Borneo is the only tropical land where tigers, rhinos, orangutans, and elephants live together and recent discovery has shown that it is also home to the world’s tallest tropical tree!
The tree – which belongs in the Shorea Genus class – is located in a protected forest reserve in Sabah, Malaysian Borneo and reaches a height of 94.1metre (309 feet).
That’s as tall as FIVE sperm whales being stacked from end to end!
Greg Asner of the Carnegie Airborne Observatory (CAO) shared the new ground-breaking discovery at the 2016 International Heart of Borneo Conference earlier this week, National Geographic reports.
“This tallest tropical tree and the 49 runner-up, is truly phenomenal expressions of the power of nature,” Asner shared with Mongabay, an environmental science and conservation news and information site.
“Conservation needs inspiration and these sentinels of the Bornean jungle provide that to us.

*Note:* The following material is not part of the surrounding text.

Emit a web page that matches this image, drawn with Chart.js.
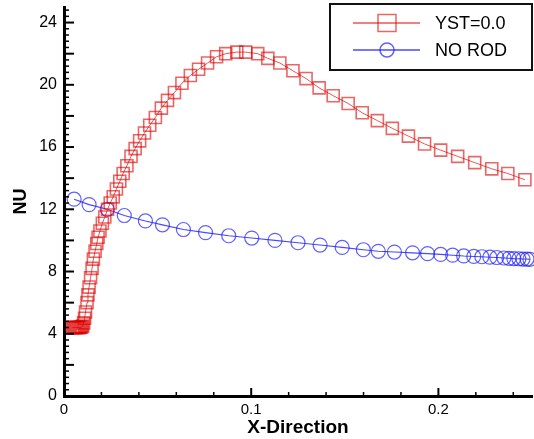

This discovery is a gift to science, to the people of Sabah and Borneo, and to the world.”
Prior to the discovery, researchers believed that the 89.5 metre (294 feet) in Maliau Basin was the tallest tree but a concurrent laser scanning across Sabah’s forests proved their assumption wrong.
Although researchers have discovered the world’s tallest tropical tree on a hillside in Danum Valley, the California redwoords are still the tallest known trees – measuring up to 116 metres tall (380 feet).